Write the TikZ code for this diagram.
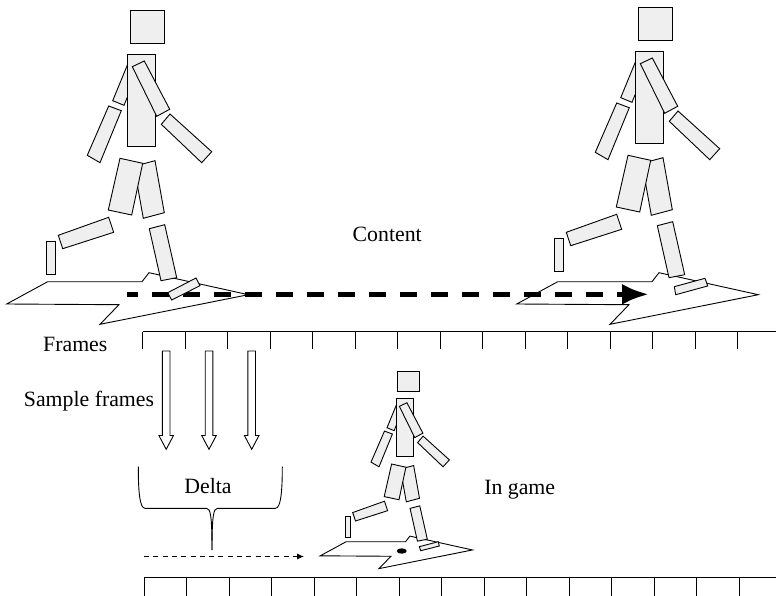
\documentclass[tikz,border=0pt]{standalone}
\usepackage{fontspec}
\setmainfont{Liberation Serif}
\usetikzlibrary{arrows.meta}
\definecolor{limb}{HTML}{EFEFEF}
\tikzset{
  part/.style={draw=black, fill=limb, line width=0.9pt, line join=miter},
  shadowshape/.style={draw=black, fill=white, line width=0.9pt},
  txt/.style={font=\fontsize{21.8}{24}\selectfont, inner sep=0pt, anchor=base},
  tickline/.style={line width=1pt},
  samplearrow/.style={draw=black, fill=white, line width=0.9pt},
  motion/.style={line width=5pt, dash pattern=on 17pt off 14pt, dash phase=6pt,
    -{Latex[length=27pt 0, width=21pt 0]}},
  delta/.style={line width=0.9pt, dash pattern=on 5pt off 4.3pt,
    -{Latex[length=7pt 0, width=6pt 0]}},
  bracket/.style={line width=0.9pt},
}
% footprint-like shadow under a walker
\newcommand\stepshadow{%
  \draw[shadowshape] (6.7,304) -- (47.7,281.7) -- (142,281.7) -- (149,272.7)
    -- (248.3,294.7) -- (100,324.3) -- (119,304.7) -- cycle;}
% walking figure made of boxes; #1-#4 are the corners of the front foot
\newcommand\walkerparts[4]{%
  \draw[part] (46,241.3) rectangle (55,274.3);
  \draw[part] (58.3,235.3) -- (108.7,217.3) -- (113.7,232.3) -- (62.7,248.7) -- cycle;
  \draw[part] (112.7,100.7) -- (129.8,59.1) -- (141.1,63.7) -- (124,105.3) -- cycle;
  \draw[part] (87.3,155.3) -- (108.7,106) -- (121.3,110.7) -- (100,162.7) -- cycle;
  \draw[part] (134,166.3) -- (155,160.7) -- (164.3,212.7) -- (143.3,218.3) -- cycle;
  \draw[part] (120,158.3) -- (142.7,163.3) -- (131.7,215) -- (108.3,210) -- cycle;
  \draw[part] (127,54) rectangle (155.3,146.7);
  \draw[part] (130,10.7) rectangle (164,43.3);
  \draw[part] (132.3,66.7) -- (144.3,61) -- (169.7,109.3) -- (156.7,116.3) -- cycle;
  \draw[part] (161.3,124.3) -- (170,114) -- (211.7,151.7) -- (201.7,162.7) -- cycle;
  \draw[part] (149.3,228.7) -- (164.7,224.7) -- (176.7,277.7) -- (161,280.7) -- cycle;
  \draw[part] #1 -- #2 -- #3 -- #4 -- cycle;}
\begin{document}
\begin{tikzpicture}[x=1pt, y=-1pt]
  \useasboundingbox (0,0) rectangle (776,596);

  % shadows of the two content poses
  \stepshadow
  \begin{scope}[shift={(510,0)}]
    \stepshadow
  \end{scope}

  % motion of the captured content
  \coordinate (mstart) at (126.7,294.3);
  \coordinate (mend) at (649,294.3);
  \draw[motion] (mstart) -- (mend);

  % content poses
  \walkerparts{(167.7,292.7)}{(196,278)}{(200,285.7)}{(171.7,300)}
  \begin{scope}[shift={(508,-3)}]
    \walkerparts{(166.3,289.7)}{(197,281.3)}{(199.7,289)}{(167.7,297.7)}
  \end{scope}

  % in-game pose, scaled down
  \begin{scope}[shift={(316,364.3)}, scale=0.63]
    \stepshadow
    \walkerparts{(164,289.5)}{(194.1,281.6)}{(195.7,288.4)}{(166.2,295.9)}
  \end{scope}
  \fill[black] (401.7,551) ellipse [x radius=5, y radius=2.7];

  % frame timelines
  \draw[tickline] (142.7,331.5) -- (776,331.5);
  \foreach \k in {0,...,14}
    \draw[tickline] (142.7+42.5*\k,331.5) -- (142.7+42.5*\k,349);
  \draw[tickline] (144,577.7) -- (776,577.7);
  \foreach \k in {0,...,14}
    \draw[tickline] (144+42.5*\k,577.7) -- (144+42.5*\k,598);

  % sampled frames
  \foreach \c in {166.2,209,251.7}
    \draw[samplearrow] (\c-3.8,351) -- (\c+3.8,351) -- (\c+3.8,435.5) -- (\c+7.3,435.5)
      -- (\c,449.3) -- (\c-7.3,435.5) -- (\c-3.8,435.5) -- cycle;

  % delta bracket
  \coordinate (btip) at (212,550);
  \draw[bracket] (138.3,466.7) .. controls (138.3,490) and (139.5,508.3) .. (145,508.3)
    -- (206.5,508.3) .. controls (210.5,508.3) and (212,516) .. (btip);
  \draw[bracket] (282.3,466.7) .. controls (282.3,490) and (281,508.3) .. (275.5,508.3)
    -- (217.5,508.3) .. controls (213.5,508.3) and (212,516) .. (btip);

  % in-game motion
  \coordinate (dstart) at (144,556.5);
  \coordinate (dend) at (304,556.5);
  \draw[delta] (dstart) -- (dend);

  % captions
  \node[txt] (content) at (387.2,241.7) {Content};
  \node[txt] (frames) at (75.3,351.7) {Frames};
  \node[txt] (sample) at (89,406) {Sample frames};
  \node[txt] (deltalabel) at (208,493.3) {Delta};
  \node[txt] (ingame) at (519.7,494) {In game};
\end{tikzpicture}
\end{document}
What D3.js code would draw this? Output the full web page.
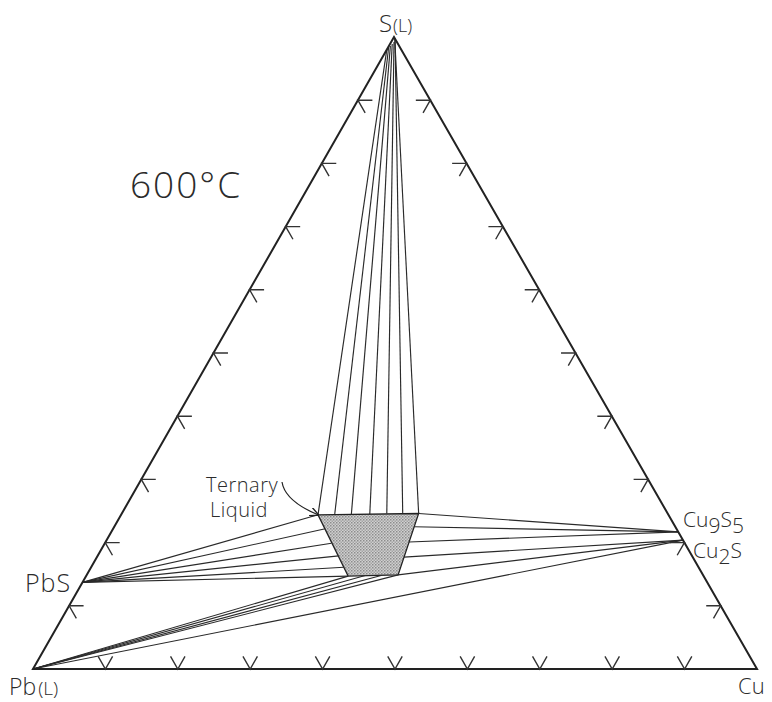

━━━

Collect the complete line wherever the string "code" appears in the records.

Write the TikZ code for this diagram.
What D3.js code would draw this? Output the full web page.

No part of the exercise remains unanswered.